Who can tell a moment when the human heart is moved. In Bruce Beresford’s Mao’s Last Dancer young ballet student Li Cunxin, enduring the agonies of classical ballet training during China’s years of Cultural Revolution, watches an ‘illegal’ videotape of Mikhail Baryshnikov, gently soaring the air in a series of solo steps and leaps so simple, graceful and beautiful that he, and we, are in emotionally wrought awe.
The dynamic trajectory of the film changes instantly. Li can no longer be just a dancer seeking his 'freedom'. He has to be a great dancer. He has to produce a similar awe as that produced by Baryshnikov all those years ago in a dorm at ballet school.
To Beresford’s credit, as we start to see more of Li as a mature dancer stunning American audiences in his adopted country, the director does something unusual. At least these days it's unusual. He lets us see it. The camera placement for the dance sequences is absolutely precise, classical one might say. Beresford’s remark that before embarking on filming he went back and watched a host of Fred Astaire pictures is something we ought to take seriously. Maybe he saw Yolanda and the Thief or The Bandwagon or Funny Face or Silk Stockings, all by acknowledged Hollywood masters with the luxury of a big studio support and budgets to match.
Whatever the inspiration, the film, almost suddenly, moves up a few notches. We become more intensely involved with the characters and their dilemmas. But mostly we want to see more of Li Cunxin’s dancing and we are grateful that Beresford decided to show as much as he did. By the end, I was rather hoping that we would see, in the fashion of some of the great Metro masterpieces, the whole of Stravinsky’s The Rite of Spring, rather than just some edited highlights. Like Oliver Twist, we wanted more. Sadly not to be.
For a director who has routinely coarsened his subject matter, and it was quite an achievement to coarsen the already vulgar Barry McKenzie comic strip as well as those two David Williamson adaptations, frequently encouraged over-ripe acting turns and only ever seemed to half edit his films, I have to say I was astonished at how good and emotionally satisfying Mao’s Last Dancer was. The second half in particular is probably as good as anything Beresford has done before. Who would have thunk it.

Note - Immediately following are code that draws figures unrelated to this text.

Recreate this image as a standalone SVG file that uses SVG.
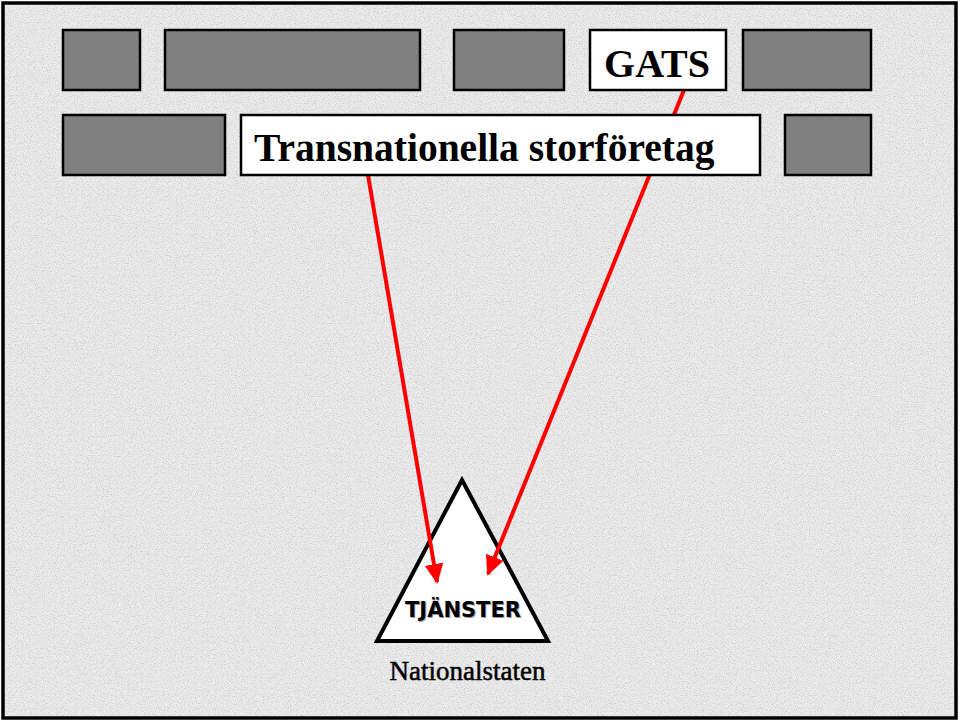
<svg xmlns="http://www.w3.org/2000/svg" width="960" height="721" viewBox="0 0 960 721">
<defs>
<filter id="granite" x="0" y="0" width="100%" height="100%">
<feTurbulence type="fractalNoise" baseFrequency="0.85" numOctaves="3" seed="7" result="n"/>
<feColorMatrix in="n" type="matrix" values="0 0 0 0 0.62  0 0 0 0 0.62  0 0 0 0 0.62  -3 0 0 0 1.65" result="s"/>
<feComposite in="s" in2="SourceGraphic" operator="in" result="c"/>
<feMerge><feMergeNode in="SourceGraphic"/><feMergeNode in="c"/></feMerge>
</filter>
<marker id="ah" viewBox="0 0 10 10" refX="9" refY="5" markerWidth="5" markerHeight="5" orient="auto" markerUnits="strokeWidth">
<path d="M0,0.3 L10,5 L0,9.7 z" fill="#ff0000"/>
</marker>
<style>
.blk{fill:#808080;stroke:#000;stroke-width:2.5}
.lbl{fill:#fff;stroke:#000;stroke-width:2.5}
.serif{font-family:"Liberation Serif","Times New Roman",serif;fill:#000}
.sans{font-family:"DejaVu Sans","Liberation Sans",Arial,sans-serif;font-size:21px;font-weight:bold}
.conn{stroke:#ff0000;stroke-width:4;fill:none}
</style>
</defs>
<rect x="3" y="3" width="953" height="715" fill="#ececec" filter="url(#granite)"/>
<rect x="3" y="3" width="953" height="715" fill="none" stroke="#000" stroke-width="3.5"/>

<g id="tjanster">
<polygon points="462,480 377,641 548,641" fill="#fff" stroke="#000" stroke-width="4" stroke-linejoin="miter"/>
<text class="sans" x="464" y="617.5" text-anchor="middle" fill="#999">TJÄNSTER</text>
<text class="sans" x="463" y="616.5" text-anchor="middle" fill="#000">TJÄNSTER</text>
</g>

<g id="connectors">
<line class="conn" x1="684" y1="90" x2="488" y2="574" marker-end="url(#ah)"/>
<line class="conn" x1="368" y1="175" x2="437" y2="582" marker-end="url(#ah)"/>
</g>

<g id="block1"><rect class="blk" x="63" y="30" width="77" height="60"/></g>
<g id="block2"><rect class="blk" x="165" y="30" width="255" height="60"/></g>
<g id="block3"><rect class="blk" x="454" y="30" width="110" height="60"/></g>
<g id="gats"><rect class="lbl" x="590" y="30" width="136" height="60"/>
<text class="serif" x="657" y="77" font-size="40" font-weight="bold" text-anchor="middle">GATS</text></g>
<g id="block5"><rect class="blk" x="743" y="30" width="128" height="60"/></g>
<g id="block6"><rect class="blk" x="63" y="115" width="162" height="60"/></g>
<g id="transnationella"><rect class="lbl" x="241" y="115" width="519" height="60"/>
<text class="serif" x="254" y="161" font-size="39.5" font-weight="bold">Transnationella storföretag</text></g>
<g id="block7"><rect class="blk" x="785" y="115" width="86" height="60"/></g>

<g id="nationalstaten">
<text class="serif" x="467.5" y="680" font-size="27" text-anchor="middle" stroke="#000" stroke-width="0.5">Nationalstaten</text>
</g>
</svg>
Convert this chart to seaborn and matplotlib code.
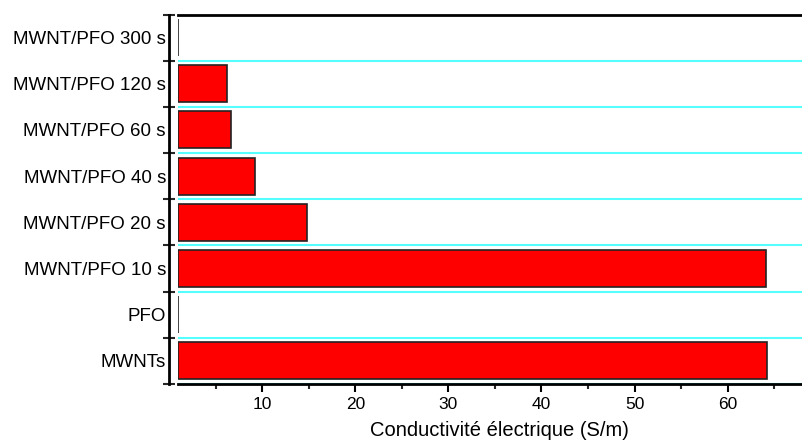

So, having got this far why not go further and say how much such filming differs from others once on offer or shortly to be on offer. It serves as a sharp reminder of just how easy it is to ignore the classical principles of telling a story with music or dance on film. I fear that the descent has been largely caused by those who make video clips for MTV, a source of reference that needs to be deeply discouraged. Baz Luhrman’s photography and editing on Moulin Rouge was so deeply inefficient in showing the actual dance, as opposed to vague colour and movement scenes was the worst recent example.
The forthcoming Bran Nue Dae, which premiered recently at the Melbourne International Film Festival follows another tack and seems to have decided early on in the film-making process to seek to appropriate the look of happy and enthusiastic amateurism that made the stage original such a heart-warming and unique piece of theatre. The producer of the film was even so bold as to say, and I paraphrase from memory, that nobody involved in the movie knew how to make a musical and they just made it up as they went along. The happy enthusiasm doesn’t stand up to the rigorous scrutiny of the camera and the musical and dance sequences, the raison d’etre of the piece, are simply one mess after another. That’s a pity.